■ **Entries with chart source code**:

::::::::

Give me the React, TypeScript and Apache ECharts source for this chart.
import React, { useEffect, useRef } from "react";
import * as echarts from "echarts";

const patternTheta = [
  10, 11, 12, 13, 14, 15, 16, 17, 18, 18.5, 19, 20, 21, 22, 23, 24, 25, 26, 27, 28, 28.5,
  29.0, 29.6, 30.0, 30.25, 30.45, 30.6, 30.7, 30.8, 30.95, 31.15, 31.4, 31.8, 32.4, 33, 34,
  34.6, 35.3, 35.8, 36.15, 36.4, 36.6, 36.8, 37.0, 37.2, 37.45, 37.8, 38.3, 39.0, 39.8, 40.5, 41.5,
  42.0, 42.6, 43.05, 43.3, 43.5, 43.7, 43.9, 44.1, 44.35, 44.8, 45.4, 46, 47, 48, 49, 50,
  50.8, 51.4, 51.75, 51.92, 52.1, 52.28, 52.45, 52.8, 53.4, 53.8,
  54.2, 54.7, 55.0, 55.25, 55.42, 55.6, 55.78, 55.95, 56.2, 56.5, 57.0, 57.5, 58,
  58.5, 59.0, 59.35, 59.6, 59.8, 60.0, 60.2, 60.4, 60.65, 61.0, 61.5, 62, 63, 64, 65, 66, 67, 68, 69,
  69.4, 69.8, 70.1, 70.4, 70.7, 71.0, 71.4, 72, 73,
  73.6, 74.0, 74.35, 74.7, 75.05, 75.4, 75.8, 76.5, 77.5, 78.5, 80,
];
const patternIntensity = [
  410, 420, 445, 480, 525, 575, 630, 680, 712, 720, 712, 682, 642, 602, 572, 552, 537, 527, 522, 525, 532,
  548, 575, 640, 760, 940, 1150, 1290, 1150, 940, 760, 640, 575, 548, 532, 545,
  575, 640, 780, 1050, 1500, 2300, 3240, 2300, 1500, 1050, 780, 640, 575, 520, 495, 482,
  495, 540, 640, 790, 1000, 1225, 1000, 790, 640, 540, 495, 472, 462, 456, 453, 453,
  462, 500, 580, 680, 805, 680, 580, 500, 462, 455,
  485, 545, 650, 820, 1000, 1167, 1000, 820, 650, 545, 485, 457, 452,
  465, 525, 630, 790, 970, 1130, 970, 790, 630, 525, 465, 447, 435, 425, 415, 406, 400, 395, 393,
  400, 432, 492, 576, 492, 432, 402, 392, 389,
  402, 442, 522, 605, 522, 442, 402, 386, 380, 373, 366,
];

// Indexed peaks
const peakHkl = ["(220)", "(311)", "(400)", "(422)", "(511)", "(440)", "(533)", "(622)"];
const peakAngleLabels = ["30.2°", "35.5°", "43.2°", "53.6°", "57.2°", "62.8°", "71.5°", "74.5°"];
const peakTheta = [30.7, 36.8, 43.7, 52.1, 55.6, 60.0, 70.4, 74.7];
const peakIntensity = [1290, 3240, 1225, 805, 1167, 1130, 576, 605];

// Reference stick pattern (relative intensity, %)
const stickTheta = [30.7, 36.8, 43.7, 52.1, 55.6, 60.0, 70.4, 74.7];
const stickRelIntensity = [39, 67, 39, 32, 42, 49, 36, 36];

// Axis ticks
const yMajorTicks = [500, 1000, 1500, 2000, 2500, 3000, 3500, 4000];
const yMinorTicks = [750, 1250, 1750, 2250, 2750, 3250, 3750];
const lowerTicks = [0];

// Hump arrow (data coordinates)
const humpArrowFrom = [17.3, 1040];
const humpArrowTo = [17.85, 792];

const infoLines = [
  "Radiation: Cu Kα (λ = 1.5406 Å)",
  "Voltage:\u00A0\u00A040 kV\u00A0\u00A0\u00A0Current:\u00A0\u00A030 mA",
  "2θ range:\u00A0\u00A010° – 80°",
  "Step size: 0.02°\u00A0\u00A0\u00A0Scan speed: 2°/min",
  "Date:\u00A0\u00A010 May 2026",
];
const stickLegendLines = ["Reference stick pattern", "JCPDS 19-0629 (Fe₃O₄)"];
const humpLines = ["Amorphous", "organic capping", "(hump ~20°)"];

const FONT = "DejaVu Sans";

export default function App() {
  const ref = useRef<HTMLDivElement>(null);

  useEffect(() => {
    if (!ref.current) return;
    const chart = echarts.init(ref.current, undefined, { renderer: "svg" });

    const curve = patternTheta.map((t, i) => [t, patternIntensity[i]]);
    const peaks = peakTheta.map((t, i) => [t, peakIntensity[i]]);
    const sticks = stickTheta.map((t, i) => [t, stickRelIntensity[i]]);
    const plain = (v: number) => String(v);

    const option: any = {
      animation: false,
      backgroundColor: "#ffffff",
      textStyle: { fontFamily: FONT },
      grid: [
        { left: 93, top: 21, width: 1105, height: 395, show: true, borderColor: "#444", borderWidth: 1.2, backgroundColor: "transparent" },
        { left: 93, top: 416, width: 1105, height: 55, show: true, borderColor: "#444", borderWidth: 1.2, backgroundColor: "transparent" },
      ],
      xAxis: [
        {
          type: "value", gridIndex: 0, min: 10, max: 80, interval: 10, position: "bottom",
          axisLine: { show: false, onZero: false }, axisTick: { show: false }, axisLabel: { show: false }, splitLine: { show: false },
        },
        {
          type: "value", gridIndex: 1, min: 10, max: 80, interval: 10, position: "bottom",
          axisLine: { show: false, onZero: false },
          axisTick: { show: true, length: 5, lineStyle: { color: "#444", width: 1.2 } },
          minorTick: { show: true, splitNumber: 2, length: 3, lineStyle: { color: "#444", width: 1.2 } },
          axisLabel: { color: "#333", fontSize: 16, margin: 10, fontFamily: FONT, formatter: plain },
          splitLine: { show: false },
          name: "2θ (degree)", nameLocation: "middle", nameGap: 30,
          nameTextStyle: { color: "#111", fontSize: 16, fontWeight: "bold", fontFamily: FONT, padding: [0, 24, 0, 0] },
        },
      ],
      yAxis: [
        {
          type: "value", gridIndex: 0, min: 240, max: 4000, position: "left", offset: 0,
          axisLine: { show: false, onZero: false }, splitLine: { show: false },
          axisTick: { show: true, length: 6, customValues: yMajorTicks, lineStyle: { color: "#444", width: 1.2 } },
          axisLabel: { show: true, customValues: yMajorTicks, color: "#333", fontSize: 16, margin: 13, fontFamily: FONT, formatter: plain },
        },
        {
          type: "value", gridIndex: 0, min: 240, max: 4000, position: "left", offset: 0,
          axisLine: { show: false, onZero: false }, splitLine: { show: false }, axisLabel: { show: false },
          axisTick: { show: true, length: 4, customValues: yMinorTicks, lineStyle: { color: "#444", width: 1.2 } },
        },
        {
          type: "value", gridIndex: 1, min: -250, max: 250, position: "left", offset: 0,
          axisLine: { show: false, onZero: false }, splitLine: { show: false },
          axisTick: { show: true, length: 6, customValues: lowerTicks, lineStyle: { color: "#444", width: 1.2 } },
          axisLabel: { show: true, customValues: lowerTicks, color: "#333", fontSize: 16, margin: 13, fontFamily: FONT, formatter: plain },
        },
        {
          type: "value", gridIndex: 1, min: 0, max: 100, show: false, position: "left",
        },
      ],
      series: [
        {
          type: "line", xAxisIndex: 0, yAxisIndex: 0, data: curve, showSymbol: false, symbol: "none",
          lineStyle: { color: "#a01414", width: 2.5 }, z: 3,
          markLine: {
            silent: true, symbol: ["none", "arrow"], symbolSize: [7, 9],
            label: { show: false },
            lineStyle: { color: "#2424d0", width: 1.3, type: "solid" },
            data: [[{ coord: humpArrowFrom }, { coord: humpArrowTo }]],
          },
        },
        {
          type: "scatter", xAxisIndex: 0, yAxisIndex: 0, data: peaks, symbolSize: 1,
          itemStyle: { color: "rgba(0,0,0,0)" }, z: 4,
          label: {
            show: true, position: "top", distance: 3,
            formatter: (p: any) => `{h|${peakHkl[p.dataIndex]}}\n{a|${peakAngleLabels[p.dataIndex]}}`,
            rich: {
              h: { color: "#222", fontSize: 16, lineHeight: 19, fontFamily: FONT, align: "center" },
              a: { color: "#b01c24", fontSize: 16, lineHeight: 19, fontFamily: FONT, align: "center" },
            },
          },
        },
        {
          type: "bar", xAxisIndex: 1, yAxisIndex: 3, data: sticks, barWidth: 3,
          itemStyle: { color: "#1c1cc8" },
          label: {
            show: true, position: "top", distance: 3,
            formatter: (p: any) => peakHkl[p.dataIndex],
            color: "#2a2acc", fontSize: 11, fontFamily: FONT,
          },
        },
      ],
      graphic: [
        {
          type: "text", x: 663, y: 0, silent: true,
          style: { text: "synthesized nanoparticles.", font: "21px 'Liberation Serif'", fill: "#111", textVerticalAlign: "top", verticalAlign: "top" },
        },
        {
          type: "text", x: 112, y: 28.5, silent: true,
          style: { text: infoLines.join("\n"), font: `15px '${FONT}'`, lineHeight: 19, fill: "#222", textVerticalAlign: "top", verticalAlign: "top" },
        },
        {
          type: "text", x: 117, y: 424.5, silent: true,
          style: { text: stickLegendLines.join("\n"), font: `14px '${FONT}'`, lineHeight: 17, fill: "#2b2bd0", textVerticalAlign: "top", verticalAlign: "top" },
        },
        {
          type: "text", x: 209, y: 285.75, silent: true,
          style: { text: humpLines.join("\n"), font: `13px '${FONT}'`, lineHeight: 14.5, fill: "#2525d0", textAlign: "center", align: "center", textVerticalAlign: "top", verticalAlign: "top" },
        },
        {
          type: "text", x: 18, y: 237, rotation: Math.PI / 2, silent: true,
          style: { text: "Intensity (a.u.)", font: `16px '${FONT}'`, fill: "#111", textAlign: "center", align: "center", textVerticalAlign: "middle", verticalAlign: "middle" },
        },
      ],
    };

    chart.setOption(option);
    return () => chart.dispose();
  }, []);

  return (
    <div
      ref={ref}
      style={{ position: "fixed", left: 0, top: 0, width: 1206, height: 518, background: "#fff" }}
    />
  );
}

::::::::

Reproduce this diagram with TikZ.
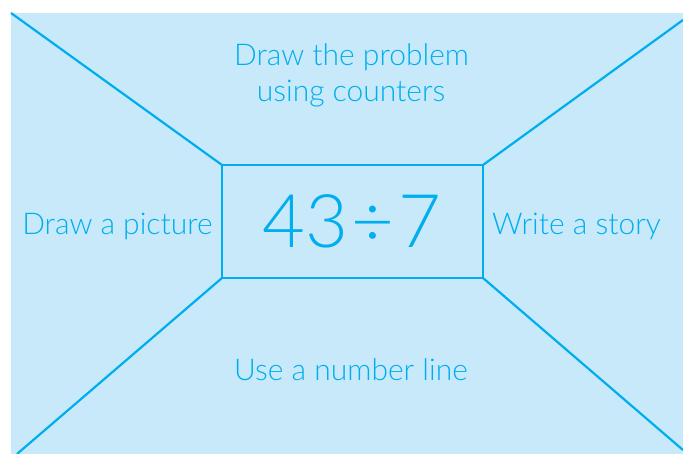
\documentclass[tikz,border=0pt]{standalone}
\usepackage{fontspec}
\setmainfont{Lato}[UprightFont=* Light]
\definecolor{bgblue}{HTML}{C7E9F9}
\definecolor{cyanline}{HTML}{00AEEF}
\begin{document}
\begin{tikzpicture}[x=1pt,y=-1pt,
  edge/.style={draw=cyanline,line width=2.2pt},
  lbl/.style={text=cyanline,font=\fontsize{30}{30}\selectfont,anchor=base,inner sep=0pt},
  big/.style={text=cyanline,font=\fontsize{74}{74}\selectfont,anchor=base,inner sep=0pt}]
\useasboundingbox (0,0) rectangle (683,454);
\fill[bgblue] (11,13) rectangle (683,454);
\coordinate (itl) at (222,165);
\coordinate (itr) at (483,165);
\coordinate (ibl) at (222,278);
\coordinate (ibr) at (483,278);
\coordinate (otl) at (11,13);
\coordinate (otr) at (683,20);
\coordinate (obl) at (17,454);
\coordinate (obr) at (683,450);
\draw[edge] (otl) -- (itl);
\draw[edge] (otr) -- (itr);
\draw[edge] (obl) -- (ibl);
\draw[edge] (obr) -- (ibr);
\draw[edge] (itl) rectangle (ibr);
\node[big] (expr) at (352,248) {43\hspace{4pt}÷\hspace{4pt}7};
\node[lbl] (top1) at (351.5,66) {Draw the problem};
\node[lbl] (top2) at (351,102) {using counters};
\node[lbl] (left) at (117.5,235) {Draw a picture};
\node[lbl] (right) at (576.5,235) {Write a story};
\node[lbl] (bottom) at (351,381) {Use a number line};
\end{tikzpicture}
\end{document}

::::::::

■ **Task to carry out**:
Begin at the line that has "Give me the"; stop after the line that has "import * as". Copy every line in that span exactly.

■ **Solution below**:
Give me the React, TypeScript and Apache ECharts source for this chart.
import React, { useEffect, useRef } from "react";
import * as echarts from "echarts";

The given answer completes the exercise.